Why does TCP have a checksum if Ethernet already has CRC?
Defense in depth across layers. Ethernet's CRC catches errors on a single link, but packets cross many links (and routers) on their way to you, and corruption can happen on any of them — including in the router's memory between the input and output queues. TCP's checksum catches errors that slip past Ethernet, especially on misbehaving hardware.
Is BLAKE3 better than SHA-256?
Faster, yes — BLAKE3 can be 5-10× faster than SHA-256 on modern CPUs, especially with SIMD and parallel hashing. But SHA-256 has wider hardware support, broader ecosystem (every language, every protocol), and decades of cryptanalysis. For new internal systems where speed matters, BLAKE3 is a reasonable choice.

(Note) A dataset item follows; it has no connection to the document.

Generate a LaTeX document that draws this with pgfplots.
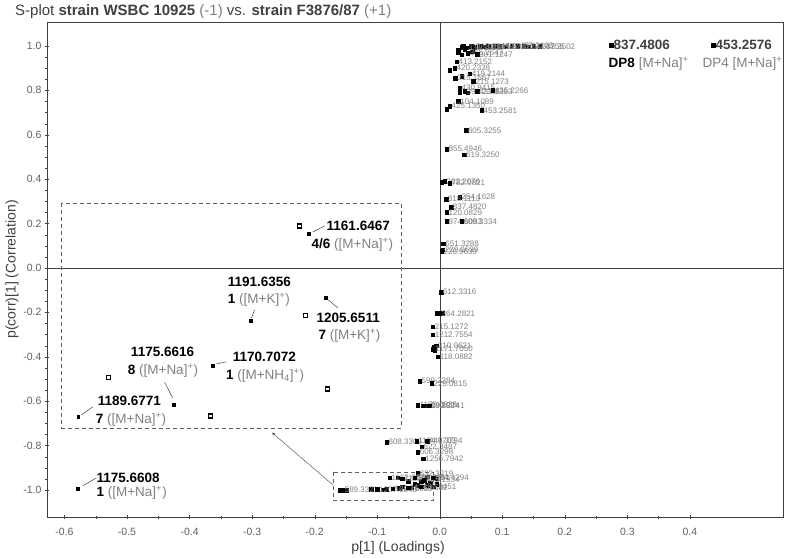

For interop with everything else, SHA-256 is still the default.
Can I use a checksum to detect intentional tampering?
Only if it's an HMAC or signed hash. A plain hash like SHA-256 detects corruption but an attacker who modifies the file and recomputes the hash can publish both unchanged. HMAC requires a secret key to compute, so attackers without the key can't forge a valid HMAC. For public verification, use a digital signature (private-key sign, public-key verify).
Why doesn't HTTPS make checksums redundant?
HTTPS protects data in transit between you and the server. It doesn't protect against the file being tampered with at rest on the server, nor against you downloading from a mirror that's been compromised. Published checksums (especially signed ones) verify the file you got matches what the publisher intended, regardless of how it got to you.
What's the right checksum for a 1 GB file?
SHA-256 is the standard answer — secure, well-supported, fast enough that 1 GB hashes in seconds on a modern CPU. SHA-512 is slightly faster on 64-bit hardware. BLAKE3 is faster still and parallelizable. For software releases, follow the convention of the ecosystem (most use SHA-256). Don't roll your own; never use MD5 for anything security-relevant.